◆ Short task ◆
In the material below, find every line with "this" and pull it out.

Plotting code records:

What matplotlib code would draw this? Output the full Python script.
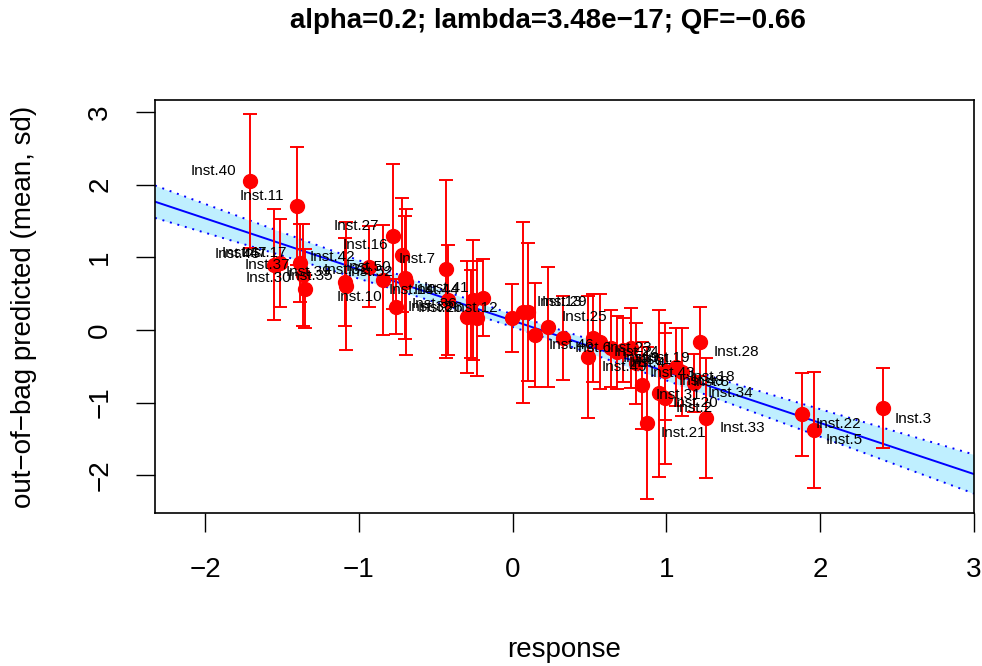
import matplotlib
matplotlib.use("Agg")
import matplotlib.pyplot as plt
import numpy as np

plt.rcParams["font.family"] = ["Liberation Sans", "DejaVu Sans"]

# response, out-of-bag predicted mean and sd per instance
labels = ["Inst.40", "Inst.11", "Inst.45", "Inst.47", "Inst.17", "Inst.37", "Inst.30",
          "Inst.39", "Inst.35", "Inst.42", "Inst.32", "Inst.27", "Inst.16", "Inst.50",
          "Inst.52", "Inst.10", "Inst.7", "Inst.14", "Inst.44", "Inst.41", "Inst.38",
          "Inst.36", "Inst.26", "Inst.12", "Inst.13", "Inst.29", "Inst.46", "Inst.25",
          "Inst.6", "Inst.49", "Inst.23", "Inst.24", "Inst.9", "Inst.4", "Inst.1",
          "Inst.19", "Inst.43", "Inst.31", "Inst.21", "Inst.20", "Inst.2", "Inst.48",
          "Inst.18", "Inst.8", "Inst.34", "Inst.28", "Inst.33", "Inst.22", "Inst.5",
          "Inst.3"]
response = [-1.705, -1.40, -1.55, -1.51, -1.38, -1.36, -1.35,
            -1.09, -1.08, -0.935, -0.84, -0.78, -0.72, -0.70,
            -0.69, -0.76, -0.43, -0.42, -0.26, -0.19, -0.295,
            -0.27, -0.23, -0.005, 0.07, 0.10, 0.146, 0.227,
            0.33, 0.49, 0.52, 0.57, 0.64, 0.68, 0.72,
            0.77, 0.80, 0.84, 0.875, 0.95, 0.99, 0.99,
            1.06, 1.10, 1.18, 1.22, 1.26, 1.88, 1.96,
            2.41]
pred_mean = [2.05, 1.71, 0.90, 0.92, 0.92, 0.76, 0.57,
             0.66, 0.60, 0.87, 0.69, 1.29, 1.03, 0.72,
             0.66, 0.32, 0.84, 0.41, 0.41, 0.44, 0.18,
             0.22, 0.16, 0.16, 0.24, 0.25, -0.07, 0.04,
             -0.11, -0.37, -0.11, -0.16, -0.25, -0.31, -0.28,
             -0.25, -0.46, -0.76, -1.28, -0.87, -0.94, -0.57,
             -0.51, -0.58, -0.73, -0.16, -1.21, -1.16, -1.38,
             -1.08]
pred_sd = [0.92, 0.81, 0.77, 0.61, 0.54, 0.70, 0.55,
           0.60, 0.88, 0.56, 0.76, 1.00, 0.78, 0.85,
           1.00, 0.38, 1.22, 0.76, 0.83, 0.53, 0.77,
           0.60, 0.79, 0.47, 1.25, 0.95, 0.72, 0.82,
           0.58, 0.84, 0.60, 0.66, 0.53, 0.50, 0.44,
           0.55, 0.56, 0.60, 1.05, 1.15, 0.90, 0.67,
           0.54, 0.60, 0.40, 0.48, 0.83, 0.57, 0.80,
           0.55]

title = "alpha=0.2; lambda=3.48e\u221217; QF=\u22120.66"
T_QUANT = 2.01  # t(0.975, n-2) for n = 50

x = np.array(response)
y = np.array(pred_mean)
sd = np.array(pred_sd)

fig = plt.figure(figsize=(9.82, 6.66), dpi=100)
ax = fig.add_axes([155 / 982, 1 - 513 / 666, 819 / 982, 413 / 666])
xlim = (-2.325, 3.0)
ax.set_xlim(*xlim)
ax.set_ylim(-2.52, 3.165)

# linear fit with confidence band
n = len(x)
slope, icpt = np.polyfit(x, y, 1)
resid = y - (icpt + slope * x)
s = np.sqrt(np.sum(resid ** 2) / (n - 2))
sxx = np.sum((x - x.mean()) ** 2)
xg = np.linspace(xlim[0], xlim[1], 200)
fit = icpt + slope * xg
hw = T_QUANT * s * np.sqrt(1 / n + (xg - x.mean()) ** 2 / sxx)
ax.fill_between(xg, fit - hw, fit + hw, color="#BFEFFF", lw=0, zorder=1)
ax.plot(xg, fit, color="blue", lw=1.4, zorder=2)
ax.plot(xg, fit + hw, color="blue", lw=1.4, ls=(0, (1, 3)), zorder=2)
ax.plot(xg, fit - hw, color="blue", lw=1.4, ls=(0, (1, 3)), zorder=2)

ax.errorbar(x, y, yerr=sd, fmt="o", color="red", ms=10, elinewidth=1.4,
            capsize=5, capthick=1.4, zorder=3)

# labels placed like calibrate::textxy (offset 0.8 in adj units)
texts = []
for lab, xi, yi in zip(labels, x, y):
    ha = "left" if xi >= 0 else "right"
    va = "bottom" if yi >= 0 else "top"
    t = ax.annotate(lab, (xi, yi), xytext=(0, 0), textcoords="offset points",
                    ha=ha, va=va, fontsize=11, color="black", zorder=4)
    texts.append((t, xi, yi))
fig.canvas.draw()
r = fig.canvas.get_renderer()
for t, xi, yi in texts:
    bb = t.get_window_extent(r)
    w = bb.width * 72 / fig.dpi
    h = bb.height * 72 / fig.dpi * 0.75
    dx = 0.3 * w if xi >= 0 else -0.3 * w
    dy = 0.3 * h if yi >= 0 else -0.3 * h
    t.xyann = (dx, dy)

ax.set_xticks([-2, -1, 0, 1, 2, 3])
ax.set_yticks([-2, -1, 0, 1, 2, 3])
ax.tick_params(direction="out", length=14, width=1, labelsize=20)
ax.tick_params(axis="x", pad=18)
ax.tick_params(axis="y", pad=16)
for lab in ax.get_yticklabels():
    lab.set_rotation(90)
    lab.set_va("center")
for sp in ax.spines.values():
    sp.set_linewidth(1.2)

fig.text(548 / 982, 1 - 21 / 666, title, ha="center", va="center",
         fontsize=20, fontweight="bold")
fig.text(564 / 982, 1 - 650 / 666, "response", ha="center", va="center", fontsize=20)
fig.text(24 / 982, 1 - 307 / 666, "out\u2212of\u2212bag predicted (mean, sd)",
         ha="center", va="center", rotation=90, fontsize=20)

fig.savefig("out.png", dpi=100)
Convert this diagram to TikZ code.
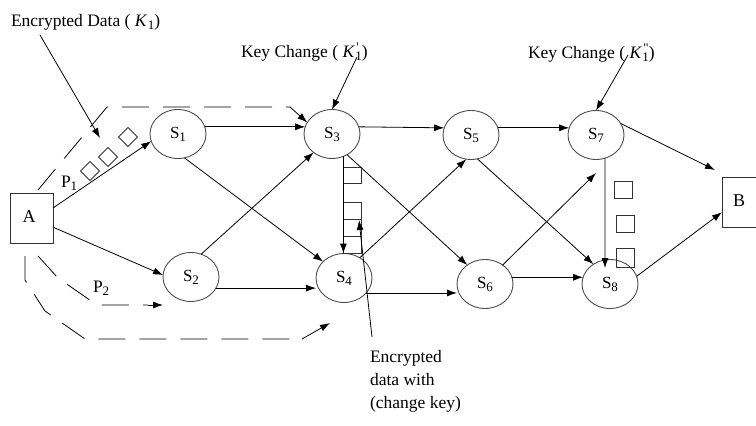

◆ The solution ◆
What matplotlib code would draw this? Output the full Python script.
Convert this diagram to TikZ code.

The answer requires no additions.